We previously reported how the high unemployment rate was concerning area high school students looking for summer jobs.

However, the struggle goes both ways, causing a dilemma for employers as well.

"My members go out and play golf; get their clubs dirty, and my high school workers get to come in and clean them off so they're ready for their next round of golf," Rodney Harris, the Marietta Country Club Golf Pro,said.

But a declining country club membership means fewer rounds of golf, and less help needed.

"I cant' afford to pay some kid to come in here when we have 15 people playing golf.

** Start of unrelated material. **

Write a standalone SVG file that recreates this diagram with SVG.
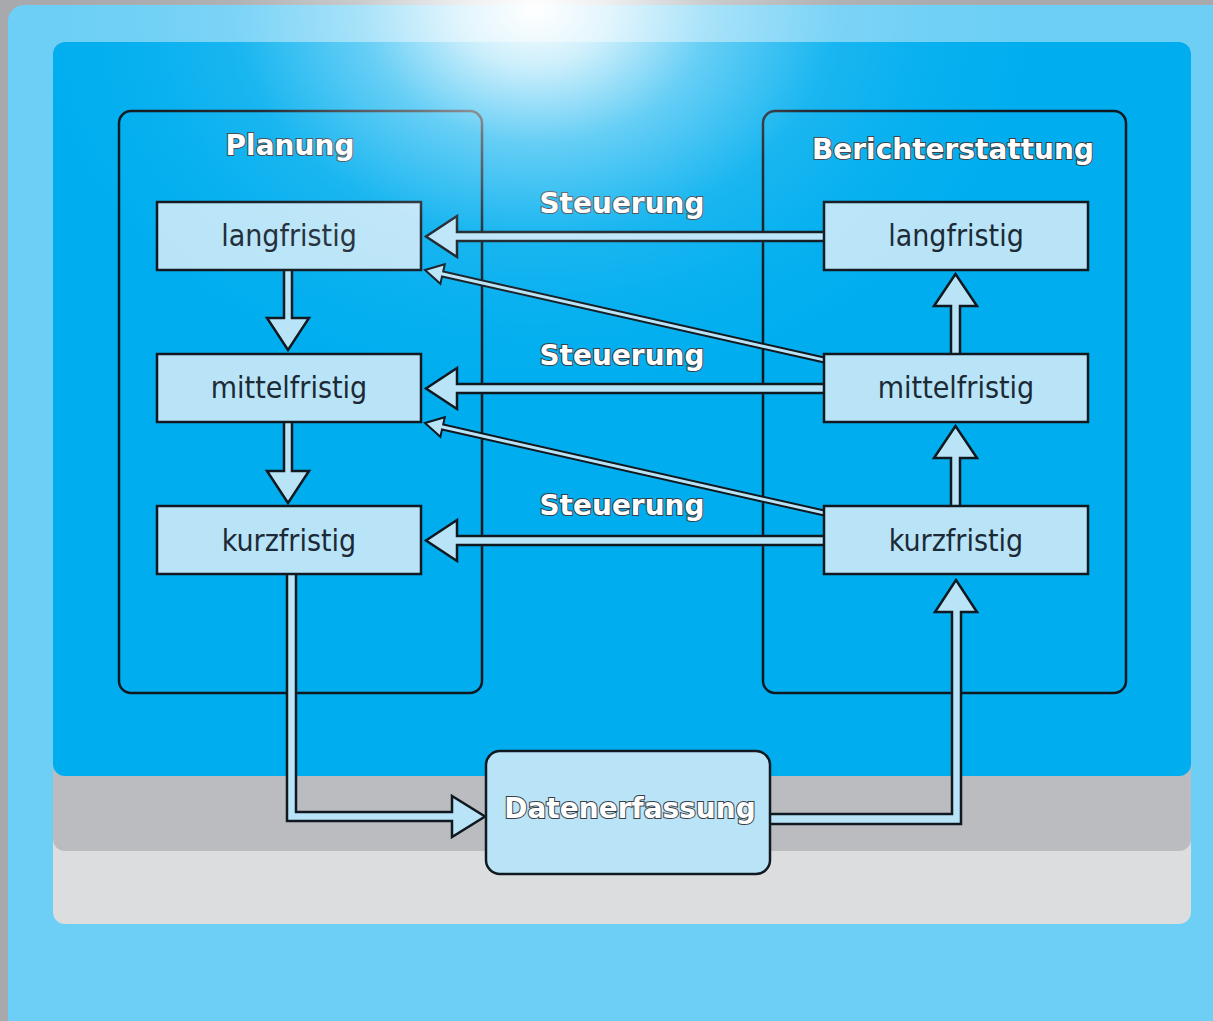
<svg xmlns="http://www.w3.org/2000/svg" width="1213" height="1021" viewBox="0 0 1213 1021">
<defs>
<radialGradient id="glow" gradientUnits="userSpaceOnUse" cx="0" cy="0" r="1" gradientTransform="translate(535 10) scale(500 380)">
<stop offset="0" stop-color="#fff" stop-opacity="1"/>
<stop offset="0.15" stop-color="#fff" stop-opacity="0.8"/>
<stop offset="0.35" stop-color="#fff" stop-opacity="0.4"/>
<stop offset="0.6" stop-color="#fff" stop-opacity="0.1"/>
<stop offset="0.8" stop-color="#fff" stop-opacity="0.03"/>
<stop offset="1" stop-color="#fff" stop-opacity="0"/>
</radialGradient>
</defs>
<style>
.cont{fill:none;stroke:#101820;stroke-width:2.5}
.box{fill:#b9e4f8;stroke:#101820;stroke-width:2.5}
.arr{fill:#b9e4f8;stroke:#101820;stroke-width:2.5;stroke-linejoin:miter}
.thin{fill:#b9e4f8;stroke:#101820;stroke-width:2;stroke-linejoin:miter}
.lbl{font-family:"DejaVu Sans Condensed","DejaVu Sans",Verdana,sans-serif;font-stretch:condensed;font-size:30px;fill:#1c2a36;text-anchor:middle}
.ttl{font-family:"DejaVu Sans",Verdana,sans-serif;font-weight:bold;font-size:28px;fill:#fff;stroke:#3a3f45;stroke-width:2;paint-order:stroke;text-anchor:middle}
</style>
<rect x="0" y="0" width="1213" height="1021" fill="#a7a9ac"/>
<rect x="8" y="5" width="1230" height="1040" rx="16" fill="#6dcff6"/>
<rect x="53" y="42" width="1138" height="882" rx="12" fill="#dcdddf"/>
<rect x="53" y="42" width="1138" height="809" rx="12" fill="#bbbcc0"/>
<rect x="53" y="42" width="1138" height="734" rx="12" fill="#00aeef"/>
<g id="planung">
<rect class="cont" x="119" y="111" width="363" height="582" rx="12"/>
<text class="ttl" x="290" y="155">Planung</text>
</g>
<g id="berichterstattung">
<rect class="cont" x="763" y="111" width="363" height="582" rx="12"/>
<text class="ttl" x="953" y="159">Berichterstattung</text>
</g>
<g id="connectors">
<path class="arr" d="M 826 232 L 457 232 L 457 216 L 426 236.5 L 457 257 L 457 241 L 826 241"/>
<path class="arr" d="M 826 384 L 457 384 L 457 368 L 426 388.5 L 457 409 L 457 393 L 826 393"/>
<path class="arr" d="M 826 536 L 457 536 L 457 520 L 426 540.5 L 457 561 L 457 545 L 826 545"/>
<path class="thin" d="M 826.5 358 L 443.2 271.6 L 444.8 264.2 L 425 270 L 440.4 283.8 L 442 276.4 L 825.5 362.8 Z"/>
<path class="thin" d="M 826.5 511 L 443.2 424.6 L 444.8 417.2 L 425 423 L 440.4 436.8 L 442 429.4 L 825.5 515.8 Z"/>
<path class="arr" d="M 284 268 L 284 318 L 267 318 L 288 350 L 309 318 L 292 318 L 292 268"/>
<path class="arr" d="M 284 420 L 284 471 L 267 471 L 288 503 L 309 471 L 292 471 L 292 420"/>
<path class="arr" d="M 951 356 L 951 306 L 934 306 L 955.5 274 L 977 306 L 960 306 L 960 356"/>
<path class="arr" d="M 951 508 L 951 458 L 934 458 L 955.5 426 L 977 458 L 960 458 L 960 508"/>
<path class="arr" d="M 287 572 L 287 821 L 452 821 L 452 837 L 485 816.5 L 452 796 L 452 812 L 296 812 L 296 572"/>
<path class="arr" d="M 768 824 L 961 824 L 961 612 L 977 612 L 956 580 L 935 612 L 952 612 L 952 814 L 768 814"/>
<text class="ttl" x="622" y="213">Steuerung</text>
<text class="ttl" x="622" y="365">Steuerung</text>
<text class="ttl" x="622" y="515">Steuerung</text>
</g>
<g id="p-lang"><rect class="box" x="157" y="202" width="264" height="68"/><text class="lbl" x="289" y="246">langfristig</text></g>
<g id="p-mittel"><rect class="box" x="157" y="354" width="264" height="68"/><text class="lbl" x="289" y="398">mittelfristig</text></g>
<g id="p-kurz"><rect class="box" x="157" y="506" width="264" height="68"/><text class="lbl" x="289" y="551">kurzfristig</text></g>
<g id="b-lang"><rect class="box" x="824" y="202" width="264" height="68"/><text class="lbl" x="956" y="246">langfristig</text></g>
<g id="b-mittel"><rect class="box" x="824" y="354" width="264" height="68"/><text class="lbl" x="956" y="398">mittelfristig</text></g>
<g id="b-kurz"><rect class="box" x="824" y="506" width="264" height="68"/><text class="lbl" x="956" y="551">kurzfristig</text></g>
<g id="datenerfassung"><rect class="box" x="486" y="751" width="284" height="123" rx="14"/><text class="ttl" x="630" y="818">Datenerfassung</text></g>
<rect x="0" y="0" width="1213" height="720" fill="url(#glow)"/>
</svg>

I can take care of those guys," Harris said.

Club general manager Donnie Brown started out as a caddy when he was a student.

"The unemployment rate is much different than it was in the early nineties as far as kids go; high school kids, college kids," Brown said.

Brown says he'd love to give more young people the opportunity he had, but in a tough economy, the budget simply won't allow it.

"We will continue to hire those who worked for us in the past, but we won't be hiring more people," Brown said.

Brusters, an ice cream shop, is also planning to hire less summer help.

Brandon Seebers, the manager, says he has an extremely high stack of applications to go through.

With more applications coming in, but less jobs available, employers are having a difficult time trying to decide just who gets those summer jobs.

"When you've got like 150 applications, you check 500 references. It takes some time," Seebers said.

More time spent choosing employees, and less jobs to hand out.